The former boss of Donut King and Gloria Jeans has failed in a bid to escape giving evidence to a parliamentary inquiry, in what was seen as a test case on committees’ powers to compel witnesses.

High court judge Michelle Gordon ruled against Tony Alford, citing “lack of merit” in his complaint that the parliamentary joint committee on corporations and financial services was acting beyond constitutional power.

Alford, a former director of the Retail Food Group, and a second former executive brought the case to challenge a summons issued by the committee on 18 October to appear after the pair refused several invitations to give evidence.

The committee’s inquiry into the operation and effectiveness of the franchising code of conduct requires the pair to give evidence on 26 November and is due to report by 6 December.

In a hearing on Wednesday, Alford’s lawyers claimed because a joint committee is not a committee of either the Senate or the House of Representatives, it therefore has no constitutional entitlement to exercise the powers of the Senate, such as issuing orders to compel witnesses.

The attorney general, Christian Porter, intervened in the case, warning that it raised “serious questions about the ability of parliamentary committees to conduct their business and to compel witnesses to appear”.

Gordon noted the committee was established “apparently validly” by resolutions of both houses which included a power to compel witnesses.
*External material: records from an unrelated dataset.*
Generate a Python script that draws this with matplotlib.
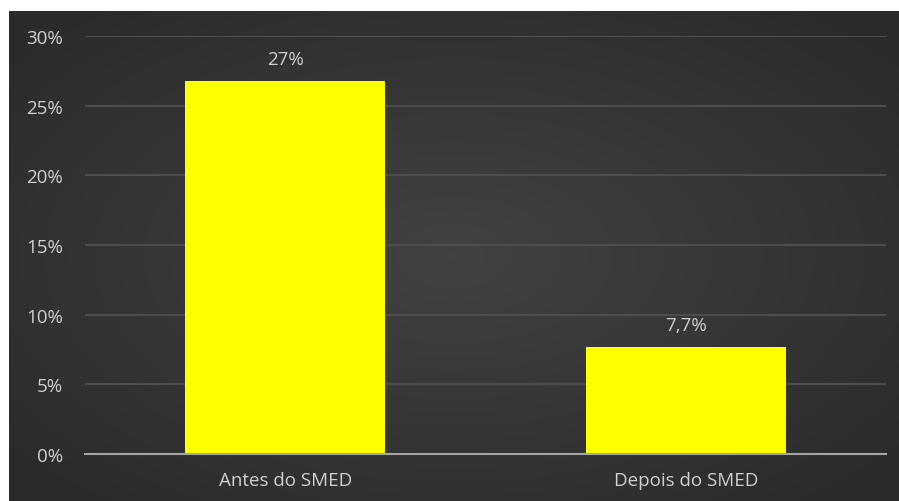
import numpy as np
import matplotlib.pyplot as plt

categories = ['Antes do SMED', 'Depois do SMED']
values = [0.268, 0.077]
value_labels = ['27%', '7,7%']
yticks = [0, 0.05, 0.10, 0.15, 0.20, 0.25, 0.30]
ytick_labels = ['0%', '5%', '10%', '15%', '20%', '25%', '30%']

plt.rcParams['font.family'] = ['Open Sans', 'DejaVu Sans']

fig = plt.figure(figsize=(8.99, 5.02), dpi=100)
fig.patch.set_facecolor('white')

# dark radial gradient background
bg = fig.add_axes([9 / 899, 0, 890 / 899, 490 / 502])
yy, xx = np.mgrid[-1:1:300j, -1:1:500j]
r = np.sqrt(xx ** 2 + yy ** 2)
grad = 0.26 - 0.09 * np.clip(r / 1.3, 0, 1)
bg.imshow(np.dstack([grad] * 3), aspect='auto', extent=[0, 1, 0, 1])
bg.axis('off')

ax = fig.add_axes([85 / 899, 1 - 455 / 502, 801 / 899, 418 / 502])
ax.patch.set_alpha(0)
x = np.arange(len(categories))
ax.bar(x, values, width=0.5, color='#ffff00', zorder=3)
for xi, v, lab in zip(x, values, value_labels):
    ax.text(xi, v + 0.009, lab, ha='center', va='bottom', color='#d0d0d0', fontsize=13.5)

ax.set_xlim(-0.5, 1.5)
ax.set_ylim(0, 0.30)
ax.set_yticks(yticks)
ax.set_yticklabels(ytick_labels)
ax.set_xticks(x)
ax.set_xticklabels(categories)
ax.tick_params(colors='#d0d0d0', labelsize=13.5, length=0)
ax.tick_params(axis='y', pad=16)
ax.tick_params(axis='x', pad=12)
ax.grid(axis='y', color='#4d4d4d', linewidth=1.5, zorder=0)
for s in ['top', 'right', 'left']:
    ax.spines[s].set_visible(False)
ax.spines['bottom'].set_color('#a6a6a6')
ax.spines['bottom'].set_linewidth(1.5)
ax.spines['bottom'].set_zorder(4)

fig.savefig('out.png', dpi=100)
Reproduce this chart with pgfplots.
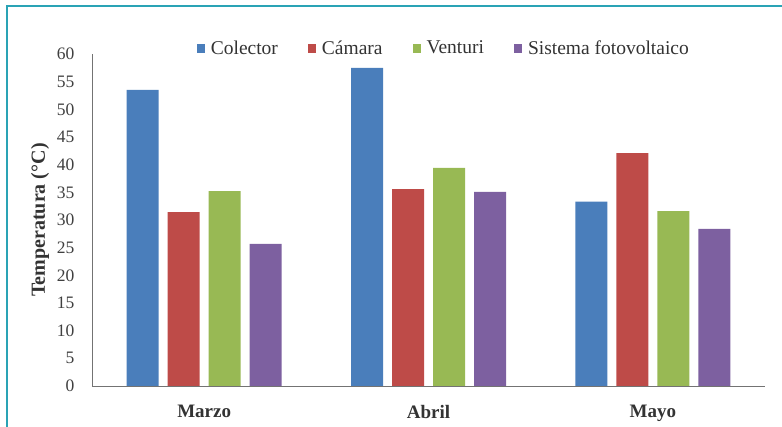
\documentclass[border=0pt]{standalone}
\usepackage{pgfplots}
\pgfplotsset{compat=1.18}
\usepackage{fontspec}
\setmainfont{Liberation Serif}
\definecolor{cB}{HTML}{4A7EBB}
\definecolor{cR}{HTML}{BE4B48}
\definecolor{cG}{HTML}{98B954}
\definecolor{cP}{HTML}{7D60A0}
\definecolor{frame}{HTML}{2AA3B5}
\begin{document}
\begin{tikzpicture}[x=1pt,y=1pt]
\path[use as bounding box] (-92,-41) rectangle (690,386);
\draw[frame,line width=1.2pt] (-85,-41) -- (-85,380) -- (690,380);
\begin{axis}[
  at={(0,0)}, anchor=south west,
  scale only axis, width=673pt, height=332pt,
  xmin=-0.5, xmax=2.5, ymin=0, ymax=60,
  ytick={0,5,...,60},
  xtick={0,1,2}, xticklabels={Marzo,Abril,Mayo},
  xticklabel style={font=\fontsize{19}{19}\selectfont\bfseries, color=black!80, yshift=-16pt},
  yticklabel style={font=\fontsize{17.5}{17.5}\selectfont, color=black!75, xshift=-14pt},
  /pgf/number format/assume math mode=true,
  major tick length=0pt,
  axis x line*=bottom, axis y line*=left,
  axis line style={draw=black!55, line width=0.8pt, -},
  ylabel={\bfseries Temperatura (°C)},
  ylabel style={font=\fontsize{20}{20}\selectfont, color=black!80, at={(axis description cs:-0.0773,0.5)}, anchor=center},
  ybar=9pt, bar width=32pt,
  legend style={at={(0.151,1.018)}, anchor=west, draw=none, fill=none,
    legend columns=-1, font=\fontsize{19.5}{19.5}\selectfont, text=black!80,
    /tikz/every odd column/.append style={column sep=4pt},
    /tikz/every even column/.append style={column sep=28pt}},
  legend image code/.code={\fill[#1] (0pt,-4.5pt) rectangle (8pt,4.5pt);},
]
\addplot[fill=cB, draw=none] coordinates {(0,53.5) (1,57.5) (2,33.3)};
\addplot[fill=cR, draw=none] coordinates {(0,31.4) (1,35.6) (2,42.1)};
\addplot[fill=cG, draw=none] coordinates {(0,35.2) (1,39.4) (2,31.6)};
\addplot[fill=cP, draw=none] coordinates {(0,25.7) (1,35.1) (2,28.4)};
\legend{Colector,Cámara,Venturi,Sistema fotovoltaico}
\end{axis}
\end{tikzpicture}
\end{document}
Nothing in the constitution prevented the establishment of joint committees, she said.

Gordon said in those circumstances it was “difficult to identify a role for the courts in relation to that exercise of power”, noting that section 49 of the constitution prevents courts from judging the exercise of parliament and its committees’ functions.

Gordon refused the application with costs, finding that the plaintiffs had “failed to establish a prima facie case for relief” and there was “little, if any, probability that at a final hearing the plaintiffs would be entitled to the relief that they seek”.

“The corporations and financial services committee exists. It has a power to direct witnesses to attend before it.

“It has exercised that power and directed the plaintiffs to appear before it.

“The plaintiffs have not identified any reason why such an exercise of power by the committee should be reviewed by this court or any basis for this court to find the exercise of that power invalid.”